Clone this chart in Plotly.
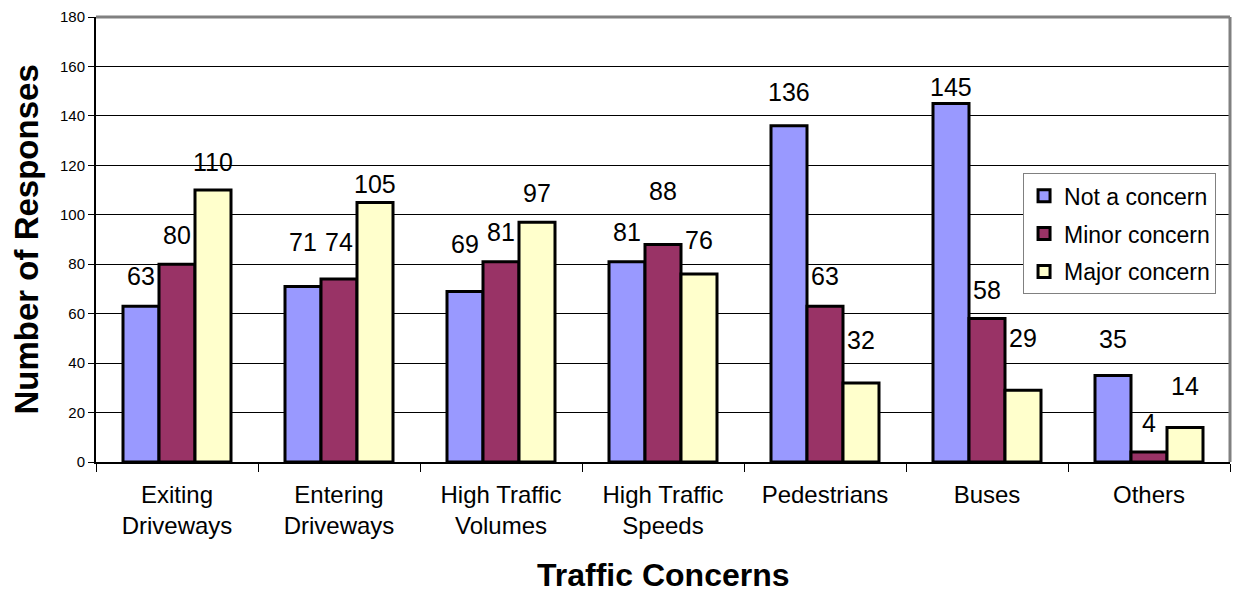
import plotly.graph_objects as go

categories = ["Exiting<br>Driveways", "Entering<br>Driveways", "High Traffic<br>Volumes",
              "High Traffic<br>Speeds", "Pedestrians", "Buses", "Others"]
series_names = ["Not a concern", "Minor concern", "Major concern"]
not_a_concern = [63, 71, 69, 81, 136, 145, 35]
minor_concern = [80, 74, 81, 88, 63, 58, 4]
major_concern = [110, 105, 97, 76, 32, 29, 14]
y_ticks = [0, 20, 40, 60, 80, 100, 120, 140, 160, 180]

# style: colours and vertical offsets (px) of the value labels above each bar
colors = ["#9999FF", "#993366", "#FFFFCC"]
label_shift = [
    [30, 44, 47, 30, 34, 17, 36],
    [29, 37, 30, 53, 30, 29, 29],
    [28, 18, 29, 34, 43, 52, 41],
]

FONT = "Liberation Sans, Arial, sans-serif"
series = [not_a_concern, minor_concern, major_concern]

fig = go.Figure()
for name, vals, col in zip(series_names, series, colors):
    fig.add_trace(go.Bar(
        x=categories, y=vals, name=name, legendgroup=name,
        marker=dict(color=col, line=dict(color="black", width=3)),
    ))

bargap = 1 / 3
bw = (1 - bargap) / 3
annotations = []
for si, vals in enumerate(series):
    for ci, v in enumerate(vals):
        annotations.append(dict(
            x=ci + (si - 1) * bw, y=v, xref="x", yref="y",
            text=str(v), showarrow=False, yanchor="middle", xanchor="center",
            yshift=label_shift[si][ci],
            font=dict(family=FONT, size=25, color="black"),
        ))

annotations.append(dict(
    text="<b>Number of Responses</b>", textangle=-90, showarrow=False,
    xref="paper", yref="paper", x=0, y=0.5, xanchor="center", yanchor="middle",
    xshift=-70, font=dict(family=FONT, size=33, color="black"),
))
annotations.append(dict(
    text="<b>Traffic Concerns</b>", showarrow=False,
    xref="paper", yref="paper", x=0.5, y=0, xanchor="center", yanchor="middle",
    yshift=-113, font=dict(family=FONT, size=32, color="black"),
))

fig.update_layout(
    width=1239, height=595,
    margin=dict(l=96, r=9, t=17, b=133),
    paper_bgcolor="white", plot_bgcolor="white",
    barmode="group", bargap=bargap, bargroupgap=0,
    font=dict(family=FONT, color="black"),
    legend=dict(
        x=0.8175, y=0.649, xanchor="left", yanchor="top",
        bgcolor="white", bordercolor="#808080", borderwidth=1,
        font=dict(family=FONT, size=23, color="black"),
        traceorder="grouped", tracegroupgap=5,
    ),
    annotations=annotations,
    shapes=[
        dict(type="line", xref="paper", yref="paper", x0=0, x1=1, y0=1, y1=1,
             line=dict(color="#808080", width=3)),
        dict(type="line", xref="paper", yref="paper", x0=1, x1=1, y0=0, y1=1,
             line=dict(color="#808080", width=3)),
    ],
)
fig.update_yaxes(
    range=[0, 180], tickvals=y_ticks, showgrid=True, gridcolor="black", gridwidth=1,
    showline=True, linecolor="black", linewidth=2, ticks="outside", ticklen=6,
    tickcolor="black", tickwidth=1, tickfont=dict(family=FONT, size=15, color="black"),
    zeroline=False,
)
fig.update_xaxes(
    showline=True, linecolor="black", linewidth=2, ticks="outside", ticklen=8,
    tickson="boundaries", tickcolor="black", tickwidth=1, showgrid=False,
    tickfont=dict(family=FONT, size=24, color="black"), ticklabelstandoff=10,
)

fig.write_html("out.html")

^^^^^^^^^^^^^^^^

Instruction: Except for the pictures, reproduce every line exactly.

Answer to the exercise:
Clone this chart in Plotly.
import plotly.graph_objects as go

categories = ["Exiting<br>Driveways", "Entering<br>Driveways", "High Traffic<br>Volumes",
              "High Traffic<br>Speeds", "Pedestrians", "Buses", "Others"]
series_names = ["Not a concern", "Minor concern", "Major concern"]
not_a_concern = [63, 71, 69, 81, 136, 145, 35]
minor_concern = [80, 74, 81, 88, 63, 58, 4]
major_concern = [110, 105, 97, 76, 32, 29, 14]
y_ticks = [0, 20, 40, 60, 80, 100, 120, 140, 160, 180]

# style: colours and vertical offsets (px) of the value labels above each bar
colors = ["#9999FF", "#993366", "#FFFFCC"]
label_shift = [
    [30, 44, 47, 30, 34, 17, 36],
    [29, 37, 30, 53, 30, 29, 29],
    [28, 18, 29, 34, 43, 52, 41],
]

FONT = "Liberation Sans, Arial, sans-serif"
series = [not_a_concern, minor_concern, major_concern]

fig = go.Figure()
for name, vals, col in zip(series_names, series, colors):
    fig.add_trace(go.Bar(
        x=categories, y=vals, name=name, legendgroup=name,
        marker=dict(color=col, line=dict(color="black", width=3)),
    ))

bargap = 1 / 3
bw = (1 - bargap) / 3
annotations = []
for si, vals in enumerate(series):
    for ci, v in enumerate(vals):
        annotations.append(dict(
            x=ci + (si - 1) * bw, y=v, xref="x", yref="y",
            text=str(v), showarrow=False, yanchor="middle", xanchor="center",
            yshift=label_shift[si][ci],
            font=dict(family=FONT, size=25, color="black"),
        ))

annotations.append(dict(
    text="<b>Number of Responses</b>", textangle=-90, showarrow=False,
    xref="paper", yref="paper", x=0, y=0.5, xanchor="center", yanchor="middle",
    xshift=-70, font=dict(family=FONT, size=33, color="black"),
))
annotations.append(dict(
    text="<b>Traffic Concerns</b>", showarrow=False,
    xref="paper", yref="paper", x=0.5, y=0, xanchor="center", yanchor="middle",
    yshift=-113, font=dict(family=FONT, size=32, color="black"),
))

fig.update_layout(
    width=1239, height=595,
    margin=dict(l=96, r=9, t=17, b=133),
    paper_bgcolor="white", plot_bgcolor="white",
    barmode="group", bargap=bargap, bargroupgap=0,
    font=dict(family=FONT, color="black"),
    legend=dict(
        x=0.8175, y=0.649, xanchor="left", yanchor="top",
        bgcolor="white", bordercolor="#808080", borderwidth=1,
        font=dict(family=FONT, size=23, color="black"),
        traceorder="grouped", tracegroupgap=5,
    ),
    annotations=annotations,
    shapes=[
        dict(type="line", xref="paper", yref="paper", x0=0, x1=1, y0=1, y1=1,
             line=dict(color="#808080", width=3)),
        dict(type="line", xref="paper", yref="paper", x0=1, x1=1, y0=0, y1=1,
             line=dict(color="#808080", width=3)),
    ],
)
fig.update_yaxes(
    range=[0, 180], tickvals=y_ticks, showgrid=True, gridcolor="black", gridwidth=1,
    showline=True, linecolor="black", linewidth=2, ticks="outside", ticklen=6,
    tickcolor="black", tickwidth=1, tickfont=dict(family=FONT, size=15, color="black"),
    zeroline=False,
)
fig.update_xaxes(
    showline=True, linecolor="black", linewidth=2, ticks="outside", ticklen=8,
    tickson="boundaries", tickcolor="black", tickwidth=1, showgrid=False,
    tickfont=dict(family=FONT, size=24, color="black"), ticklabelstandoff=10,
)

fig.write_html("out.html")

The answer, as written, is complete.